━━━━━ Stored records

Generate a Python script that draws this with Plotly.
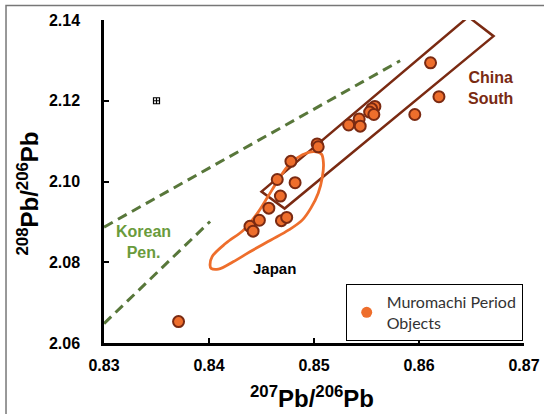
import plotly.graph_objects as go

# Muromachi period objects: lead isotope ratios
pb207_206 = [0.8611, 0.8619, 0.8596, 0.8558, 0.8555, 0.8553, 0.8557, 0.8543,
             0.8533, 0.8544, 0.8503, 0.8504, 0.8478, 0.8465, 0.8482, 0.8468,
             0.8457, 0.8448, 0.8469, 0.8474, 0.8439, 0.8442, 0.8371]
pb208_206 = [2.1294, 2.1210, 2.1166, 2.1186, 2.1180, 2.1172, 2.1166, 2.1155,
             2.1140, 2.1137, 2.1093, 2.1086, 2.1050, 2.1005, 2.0997, 2.0964,
             2.0934, 2.0904, 2.0903, 2.0911, 2.0889, 2.0877, 2.0653]

# Measurement error indicator
err_x = [0.835]
err_y = [2.120]

# Korean Peninsula boundary lines
korea_upper_x = [0.8300, 0.8582]
korea_upper_y = [2.0887, 2.1299]
korea_lower_x = [0.8300, 0.8401]
korea_lower_y = [2.0648, 2.0901]

# South China field (closed polygon)
china_x = [0.8647, 0.8671, 0.8472, 0.8450, 0.8647]
china_y = [2.1408, 2.1360, 2.0933, 2.0975, 2.1408]

# Japan field (closed loop)
japan_x = [0.8401, 0.8403, 0.8416, 0.8433, 0.8446, 0.8456, 0.8466, 0.8476,
           0.8489, 0.8500, 0.8507, 0.8509, 0.8508, 0.8504, 0.8497, 0.8489,
           0.8476, 0.8459, 0.8439, 0.8423, 0.8409, 0.8402, 0.8401]
japan_y = [2.0793, 2.0814, 2.0847, 2.0880, 2.0921, 2.0962, 2.1004, 2.1041,
           2.1066, 2.1074, 2.1068, 2.1045, 2.1012, 2.0971, 2.0934, 2.0905,
           2.0880, 2.0855, 2.0826, 2.0801, 2.0783, 2.0785, 2.0793]

x_ticks = [0.83, 0.84, 0.85, 0.86, 0.87]
y_ticks = [2.06, 2.08, 2.10, 2.12, 2.14]

ORANGE = "#EE6E2C"
BROWN = "#7A2A12"
GREEN = "#58773A"
LABEL_GREEN = "#6A9B3C"
FONT = "Liberation Sans"

fig = go.Figure()

for xs, ys in [(korea_upper_x, korea_upper_y), (korea_lower_x, korea_lower_y)]:
    fig.add_trace(go.Scatter(x=xs, y=ys, mode="lines", showlegend=False,
                             line=dict(color=GREEN, width=3, dash="10px,6px"),
                             hoverinfo="skip"))

fig.add_trace(go.Scatter(x=china_x, y=china_y, mode="lines", showlegend=False,
                         line=dict(color=BROWN, width=2.5), hoverinfo="skip"))

fig.add_trace(go.Scatter(x=japan_x, y=japan_y, mode="lines", showlegend=False,
                         line=dict(color=ORANGE, width=2.8, shape="spline",
                                   smoothing=1.0),
                         hoverinfo="skip"))

fig.add_trace(go.Scatter(x=pb207_206, y=pb208_206, mode="markers",
                         showlegend=False,
                         marker=dict(size=11, color=ORANGE,
                                     line=dict(color=BROWN, width=2))))

fig.add_trace(go.Scatter(x=err_x, y=err_y, mode="markers", showlegend=False,
                         marker=dict(symbol="square-cross-open", size=6,
                                     color="black", line=dict(width=1.2))))

# Legend entry
fig.add_trace(go.Scatter(x=[None], y=[None], mode="markers",
                         name="Muromachi Period<br>Objects",
                         marker=dict(size=11, color=ORANGE)))

annotations = [
    dict(x=0.8668, y=2.1232, xref="x", yref="y", text="China<br>South",
         showarrow=False, font=dict(family=FONT, size=16, color=BROWN, weight=700)),
    dict(x=0.8338, y=2.0849, xref="x", yref="y", text="Korean<br>Pen.",
         showarrow=False, font=dict(family=FONT, size=16, color=LABEL_GREEN, weight=700)),
    dict(x=0.8462, y=2.0785, xref="x", yref="y", text="Japan",
         showarrow=False, font=dict(family=FONT, size=15, color="black", weight=700)),
    dict(x=0.4952, y=-0.1663, xref="paper", yref="paper",
         xanchor="center", yanchor="middle",
         text="<sup>207</sup>Pb/<sup>206</sup>Pb", showarrow=False,
         font=dict(family=FONT, size=24, color="black", weight=700)),
    dict(x=-0.1821, y=0.4613, xref="paper", yref="paper", textangle=-90,
         xanchor="center", yanchor="middle",
         text="<sup>208</sup>Pb/<sup>206</sup>Pb", showarrow=False,
         font=dict(family=FONT, size=24, color="black", weight=700)),
]

axis_common = dict(showgrid=False, zeroline=False, showline=True,
                   linecolor="black", linewidth=2.5, ticks="inside",
                   ticklen=5, tickwidth=2, tickcolor="black", mirror=False,
                   tickfont=dict(family=FONT, size=16, color="black", weight=700))

fig.update_layout(
    width=544, height=414,
    margin=dict(l=104, r=20, t=20, b=71, autoexpand=False),
    paper_bgcolor="white", plot_bgcolor="white",
    xaxis=dict(range=[0.83, 0.87], tickvals=x_ticks,
               ticktext=[f"{v:.2f}" for v in x_ticks],
               ticklabelstandoff=6, **axis_common),
    yaxis=dict(range=[2.06, 2.14], tickvals=y_ticks,
               ticktext=[f"{v:.2f}" for v in y_ticks],
               ticklabelstandoff=18, **axis_common),
    legend=dict(x=0.5755, y=0.1827, xanchor="left", yanchor="top",
                bordercolor="black", borderwidth=1, bgcolor="white",
                font=dict(family="Lato", size=16, color="#333333")),
    annotations=annotations,
    shapes=[dict(type="path", xref="paper", yref="paper",
                 path="M -0.2333,-0.3 L -0.2333,1.0449 L 1.2,1.0449",
                 line=dict(color="#777777", width=1.5))],
)

fig.write_html("out.html")
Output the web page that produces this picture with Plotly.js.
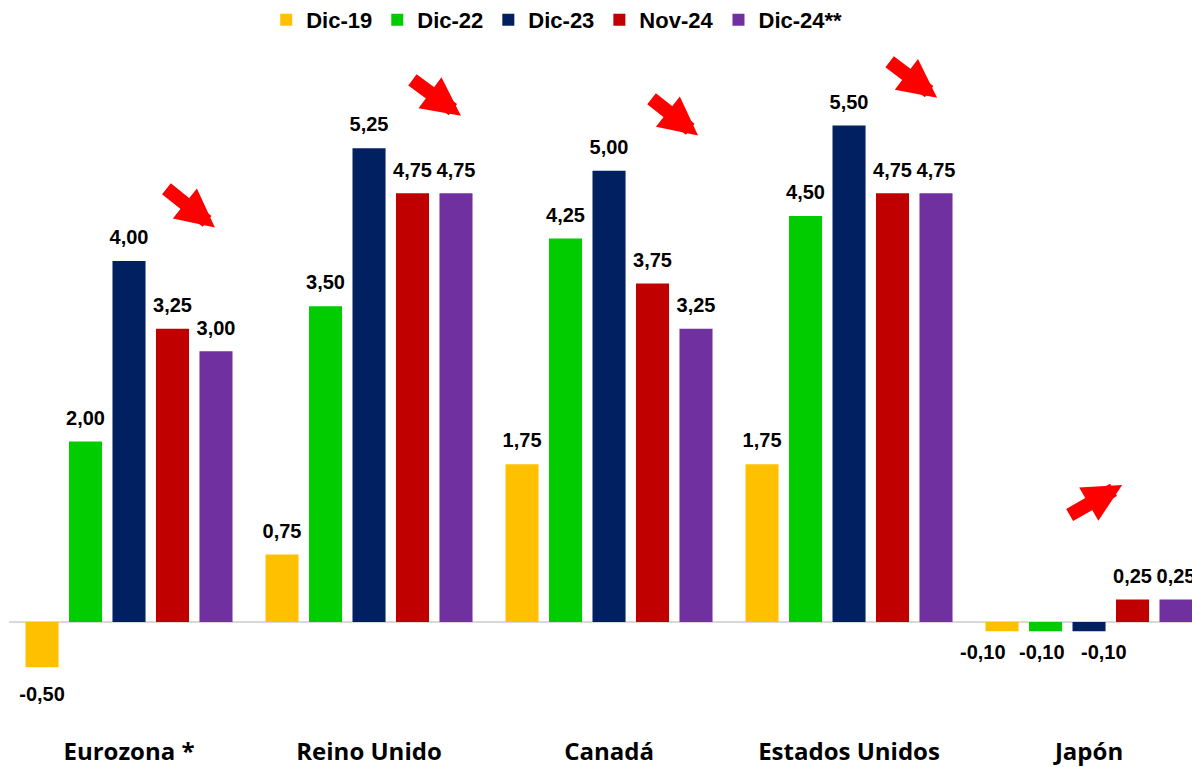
<!DOCTYPE html>
<html><head><meta charset="utf-8">
<script src="https://cdn.plot.ly/plotly-3.0.1.min.js"></script>
<style>html,body{margin:0;padding:0;background:#fff}#c{width:1192px;height:767px}</style>
</head><body><div id="c"></div>
<script>
const categories = ['Eurozona *','Reino Unido','Canadá','Estados Unidos','Japón'];
const seriesNames = ['Dic-19','Dic-22','Dic-23','Nov-24','Dic-24**'];
const dic19 = [-0.50, 0.75, 1.75, 1.75, -0.10];
const dic22 = [2.00, 3.50, 4.25, 4.50, -0.10];
const dic23 = [4.00, 5.25, 5.00, 5.50, -0.10];
const nov24 = [3.25, 4.75, 3.75, 4.75, 0.25];
const dic24 = [3.00, 4.75, 3.25, 4.75, 0.25];
const colors = ['#FFC000','#00CC00','#002060','#C00000','#7030A0'];
const values = [dic19, dic22, dic23, nov24, dic24];

const FONT = 'Liberation Sans, Arial, sans-serif';
const fmt = v => v.toFixed(2).replace('.', ',');
const big = s => '<span style="font-size:20px">' + s + '</span>';
// Japan's three small negative labels are spread apart (as in the reference) via annotations
const spread = {0: -106, 1: -47, 2: 15};
const isSpread = (i, j) => categories[j] === 'Japón' && values[i][j] < 0 && (i in spread);

const traces = values.map((vals, i) => ({
  type: 'bar', name: seriesNames[i], x: categories, y: vals,
  marker: {color: colors[i]},
  text: vals.map((v, j) => isSpread(i, j) ? '' : (v < 0 ? ' <br>' + big(fmt(v)) : big(fmt(v)) + '<br> ')),
  textposition: 'outside', textangle: 0, constraintext: 'none', cliponaxis: true,
  textfont: {family: FONT, size: vals.map(v => v < 0 ? 14 : 9), color: '#000', weight: 'bold'},
  hoverinfo: 'skip'
}));

const annotations = [];
values.forEach((vals, i) => vals.forEach((v, j) => {
  if (isSpread(i, j)) annotations.push({
    x: categories[j], y: v, xref: 'x', yref: 'y', xshift: spread[i], yshift: -8, yanchor: 'top',
    text: fmt(v), showarrow: false, font: {family: FONT, size: 20, color: '#000', weight: 'bold'}
  });
}));

// decorative arrows: [head x (category units), head y (value units), tail dx px, tail dy px]
const arrows = [[0.358,4.37,-50,-40],[1.383,5.61,-50,-37],[2.371,5.39,-48,-38],[3.367,5.81,-49,-37],[4.138,1.52,-54,31]];
arrows.forEach(a => annotations.push({
  x: a[0], y: a[1], xref: 'x', yref: 'y', ax: a[2], ay: a[3], text: '',
  showarrow: true, arrowhead: 2, arrowsize: 0.55, arrowwidth: 14, arrowcolor: '#FF0000'
}));

const layout = {
  width: 1192, height: 767,
  margin: {l: 9, r: 0, t: 40, b: 52},
  paper_bgcolor: '#fff', plot_bgcolor: '#fff',
  barmode: 'group', bargap: 0.094, bargroupgap: 0.24,
  showlegend: true,
  legend: {orientation: 'h', x: 0.463, xanchor: 'center', yref: 'container', y: 0.974, yanchor: 'middle',
           font: {family: FONT, size: 22, color: '#000', weight: 'bold'}, itemwidth: 30, traceorder: 'normal'},
  xaxis: {range: [-0.5, 4.429], type: 'category', showgrid: false, showline: false, zeroline: false, ticks: '',
          tickfont: {family: 'Open Sans, sans-serif', size: 24, color: '#000', weight: 'bold'}, ticklabelstandoff: 20},
  yaxis: {range: [-1.029, 6.438], showgrid: false, showticklabels: false, zeroline: true, zerolinecolor: '#D9D9D9', zerolinewidth: 2, showline: false, ticks: ''},
  annotations: annotations,
  separators: ',.'
};
Plotly.newPlot('c', traces, layout, {displayModeBar: false, staticPlot: true});
</script></body></html>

━━━━━━━━━━

Task requirements:
Copy nothing but the lines from the first one in the listing through the line with "china_y = [2.1408, 2.1360, 2.0933, 2.0975, 2.1408]", and omit the pictures.

Response to the task:
Generate a Python script that draws this with Plotly.
import plotly.graph_objects as go

# Muromachi period objects: lead isotope ratios
pb207_206 = [0.8611, 0.8619, 0.8596, 0.8558, 0.8555, 0.8553, 0.8557, 0.8543,
             0.8533, 0.8544, 0.8503, 0.8504, 0.8478, 0.8465, 0.8482, 0.8468,
             0.8457, 0.8448, 0.8469, 0.8474, 0.8439, 0.8442, 0.8371]
pb208_206 = [2.1294, 2.1210, 2.1166, 2.1186, 2.1180, 2.1172, 2.1166, 2.1155,
             2.1140, 2.1137, 2.1093, 2.1086, 2.1050, 2.1005, 2.0997, 2.0964,
             2.0934, 2.0904, 2.0903, 2.0911, 2.0889, 2.0877, 2.0653]

# Measurement error indicator
err_x = [0.835]
err_y = [2.120]

# Korean Peninsula boundary lines
korea_upper_x = [0.8300, 0.8582]
korea_upper_y = [2.0887, 2.1299]
korea_lower_x = [0.8300, 0.8401]
korea_lower_y = [2.0648, 2.0901]

# South China field (closed polygon)
china_x = [0.8647, 0.8671, 0.8472, 0.8450, 0.8647]
china_y = [2.1408, 2.1360, 2.0933, 2.0975, 2.1408]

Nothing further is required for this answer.